Когда полковник Козлов со штабом вышел из окружения, его вначале отстранили от должности. Офицеры особого отдела вели проверку всех прибывающих. Но чем выше было звание и должность командира, тем больше к нему было вопросов.
Вышедшие из окружения дивизии вновь формировались в Белоусове, Тарутине, Малоярославце, Воробьях, Угодском Заводе. Со стороны Серпухова, Лопасни (ныне г. Чехов Московской области), Подольска прибывали маршевые роты и батальоны, отдельные части усиления. Ставка спешно выскребала по сусекам последнее, чтобы остановить «Тайфун» на рубеже Можайской линии обороны.
Проверка прошла более или менее благополучно, полковника Козлова вновь вернули на прежнюю должность. Но воевать ему оставалось всего лишь несколько дней.
18 октября пополненная 17-я стрелковая дивизия заняла оборону по левому восточному берегу реки Протвы от Белоусова на Варшавском шоссе до Высокиничей. В полосу обороны дивизии входил также райцентр Угодский Завод и деревня Стрелковка – родина нового комфронта генерала армии Г.К. Жукова.
На следующий день, потеснив соседнюю левофланговую 60-ю стрелковую дивизию, немцы ворвались в Высокиничи. К тому времени уже была оставлена Таруса, и дорога от Калуги, где противник накопил довольно сильную группировку, на Серпухов оказалась свободной. Обстановка ухудшалась с каждым часом.
И 17-я, и 60-я дивизии были вытянуты в тонкую нитку по своему фронту (меньше отделения бойцов при одном орудии с боекомплектом пять-семь снарядов на километр фронта), и существенное сопротивление противнику оказать в те дни не могли. Полковники Козлов (17-я сд) и Зашибалов (60-я сд) маневрировали своими скудными силами, как могли, концентрируя подразделения и огневые средства то на одном угрожаемом участке, то на другом.
По сводкам на 20 октября, 17-я дивизия имела 2500 человек и 30 километров фронта на одном из самых опасных направлений. Справа она прикрывала Варшавское шоссе, в центре старый тракт на Серпухов.
21 октября ситуации осложнилась выходом противника со стороны Тарутина в тыл 17-й дивизии.
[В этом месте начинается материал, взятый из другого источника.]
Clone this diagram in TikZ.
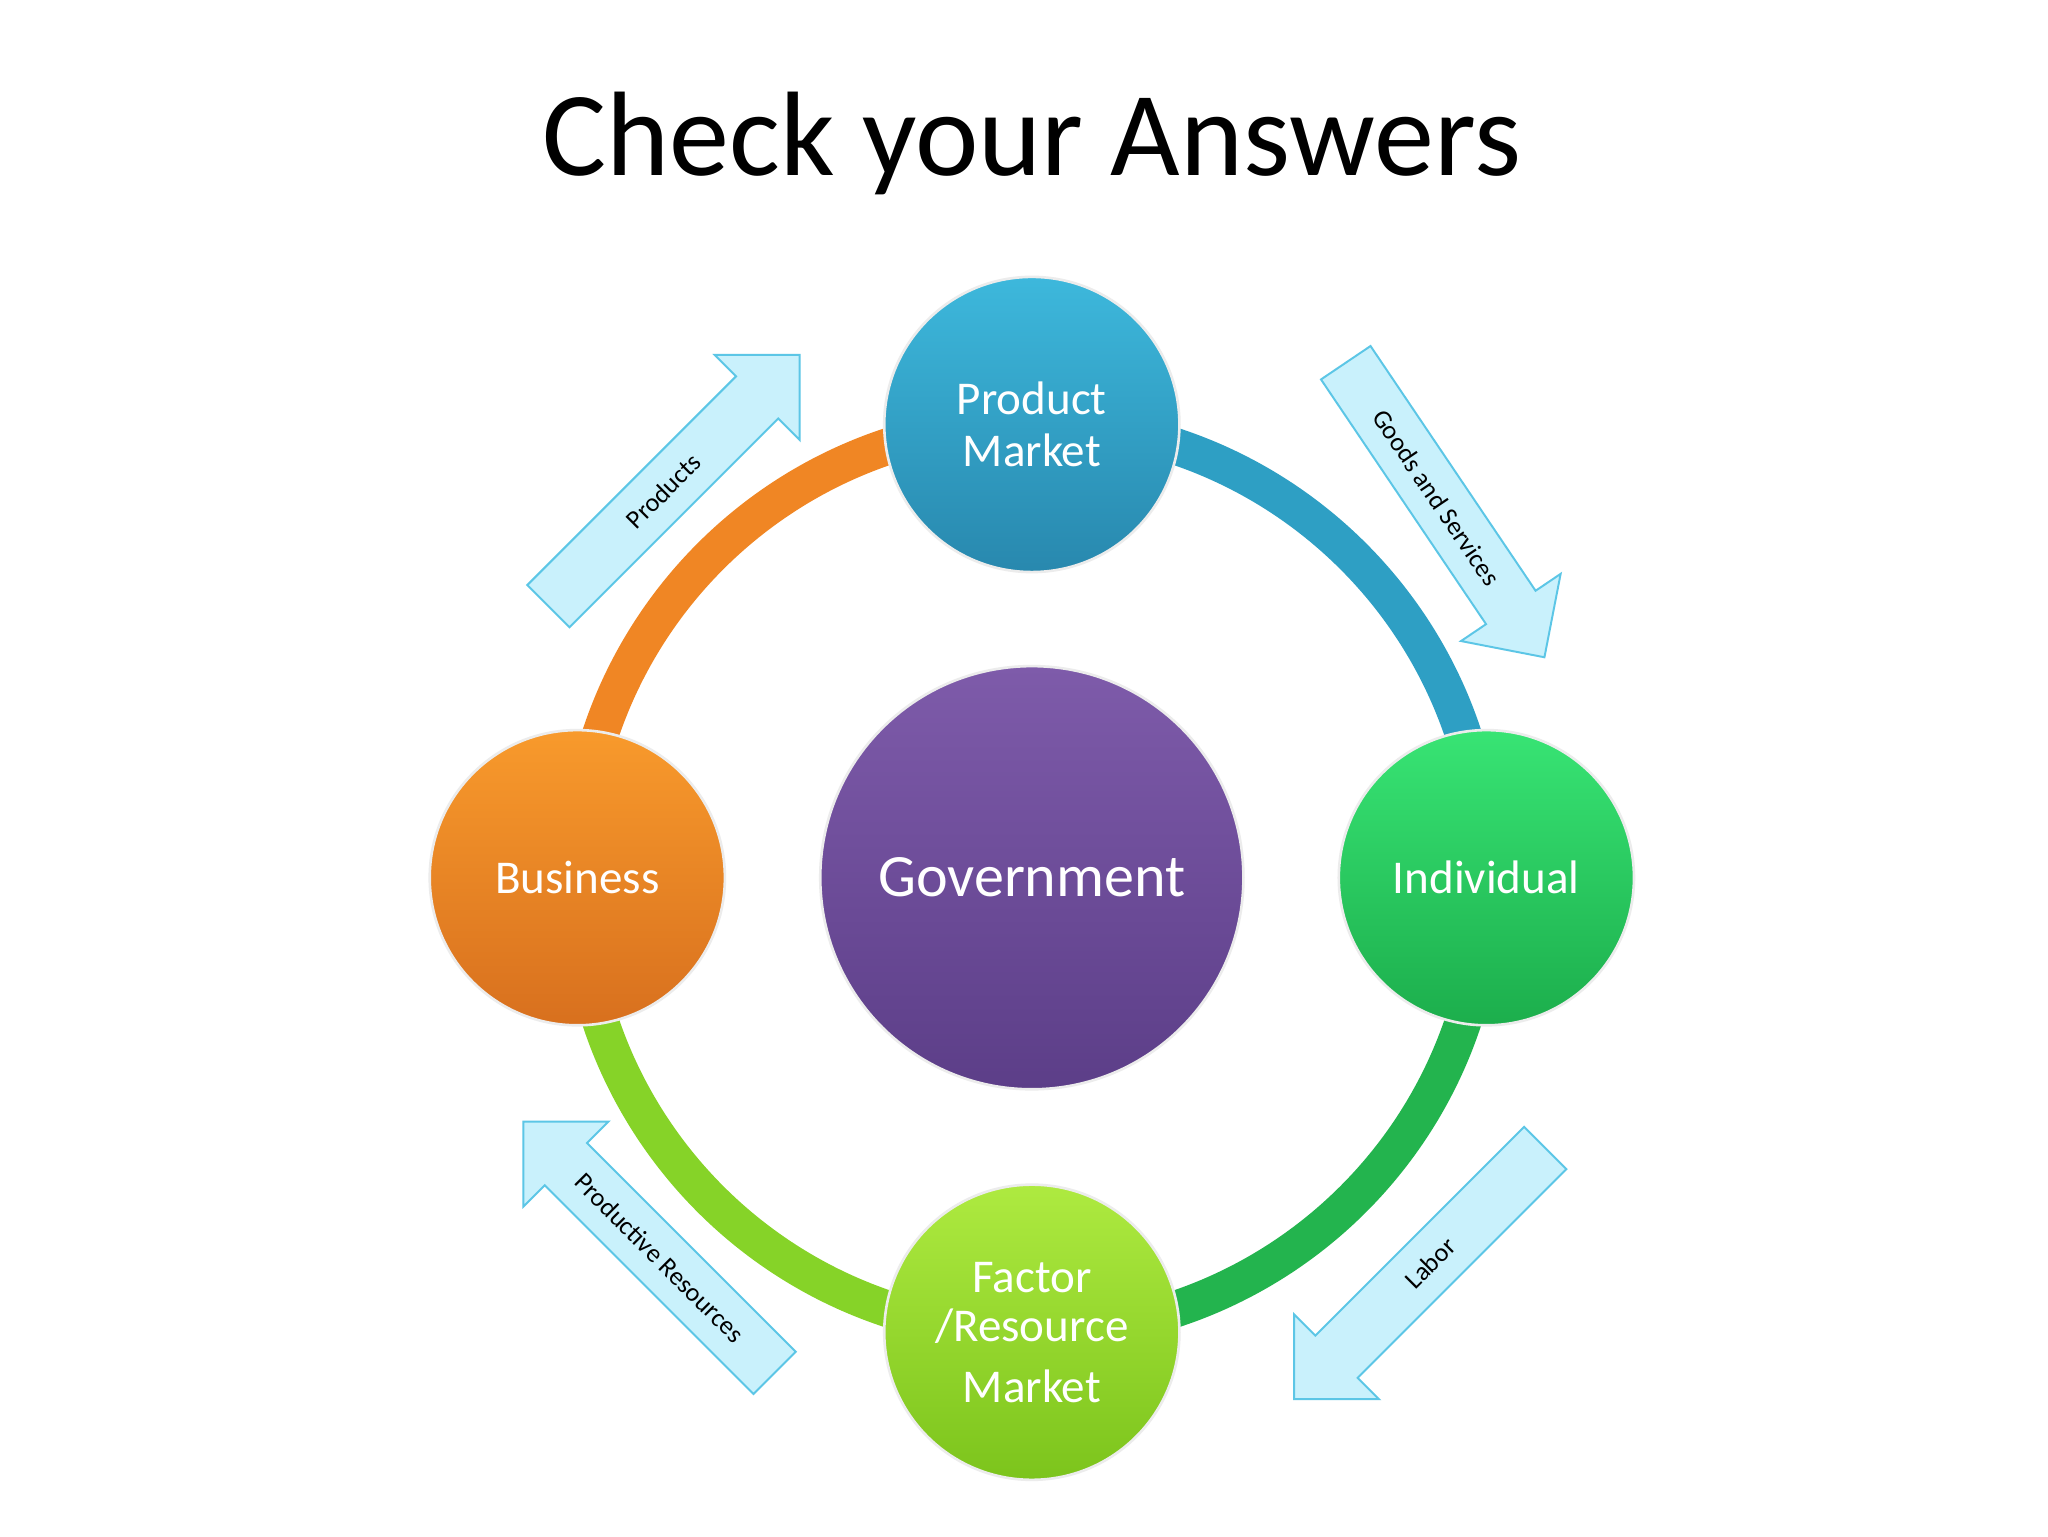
\documentclass[tikz,border=0pt]{standalone}
\usepackage{fontspec}
\setmainfont{Carlito}
\usetikzlibrary{shapes.arrows}
\definecolor{pmA}{HTML}{3DB8DC}\definecolor{pmB}{HTML}{2888AE}
\definecolor{buA}{HTML}{F89A2C}\definecolor{buB}{HTML}{D8701E}
\definecolor{inA}{HTML}{38E474}\definecolor{inB}{HTML}{1CAE4C}
\definecolor{faA}{HTML}{AEEA40}\definecolor{faB}{HTML}{7CC41C}
\definecolor{goA}{HTML}{7E5BAA}\definecolor{goB}{HTML}{5C3E88}
\definecolor{arF}{HTML}{C9F1FC}\definecolor{arD}{HTML}{5CC6E6}
\definecolor{rBlue}{HTML}{2E9FC4}\definecolor{rGreen}{HTML}{23B44E}
\definecolor{rLime}{HTML}{86D328}\definecolor{rOrange}{HTML}{F08624}
\tikzset{
 ball/.style={circle,minimum size=226pt,draw=white!85!gray,line width=2pt,text=white,
   font=\fontsize{36}{40}\selectfont,align=center,inner sep=0pt},
 flow/.style={single arrow,draw=arD,line width=1.5pt,fill=arF,minimum height=272pt,
   minimum width=92pt,single arrow head extend=20pt,inner xsep=8pt,inner ysep=12pt,
   font=\fontsize{20}{22}\selectfont,text=black},
 ring/.style={line width=28pt}
}
\begin{document}
\begin{tikzpicture}[x=1pt,y=1pt]
\useasboundingbox (0,0) rectangle (1568,1176);
\fill[white] (0,0) rectangle (1568,1176);
\node (title) at (790,1066) {\fontsize{92}{100}\selectfont Check your Answers};
\coordinate (c) at (790,504);
\draw[ring,rBlue] (c) ++(90:348) arc (90:0:348);
\draw[ring,rGreen] (c) ++(0:348) arc (0:-90:348);
\draw[ring,rLime] (c) ++(-90:348) arc (-90:-180:348);
\draw[ring,rOrange] (c) ++(180:348) arc (180:90:348);
\node[ball,top color=pmA,bottom color=pmB] (pm) at (790,851) {Product\\Market};
\node[ball,top color=buA,bottom color=buB] (bu) at (442,504) {Business};
\node[ball,top color=inA,bottom color=inB] (in) at (1138,504) {Individual};
\node[ball,top color=faA,bottom color=faB] (fa) at (790,156) {Factor\\[-2pt]/Resource\\[6pt]Market};
\node[ball,minimum size=324pt,top color=goA,bottom color=goB,font=\fontsize{46}{50}\selectfont] (go) at (c) {Government};
\node[flow,rotate=45] (a1) at (508,800) {Products};
\node[flow,rotate=-56] (a2) at (1100,795) {Goods and Services};
\node[flow,rotate=45,shape border rotate=180] (a3) at (1095,209) {Labor};
\node[flow,rotate=-45,shape border rotate=180] (a4) at (505,213) {Productive Resources};
\end{tikzpicture}
\end{document}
В этот же день генерал Жуков отдаёт приказ Военному совету 43-й армии: «Заставить 17 и 53 сд упорно драться, и в случае бегства выделенному отряду заграждения расстреливать на месте всех, бросающих поле боя. О сформировании отряда донести. 1) Отходить с занимаемого рубежа до 23.10 ещё раз категорически запрещаю. 2) На 17 дивизию немедленно послать Селезнёва, командира 17 сд немедленно арестовать и перед строем расстрелять. 17 дивизию, 53 дивизию заставить вернуть утром 22.10.41 Тарутино во что бы то ни стало, включительно до самопожертвования».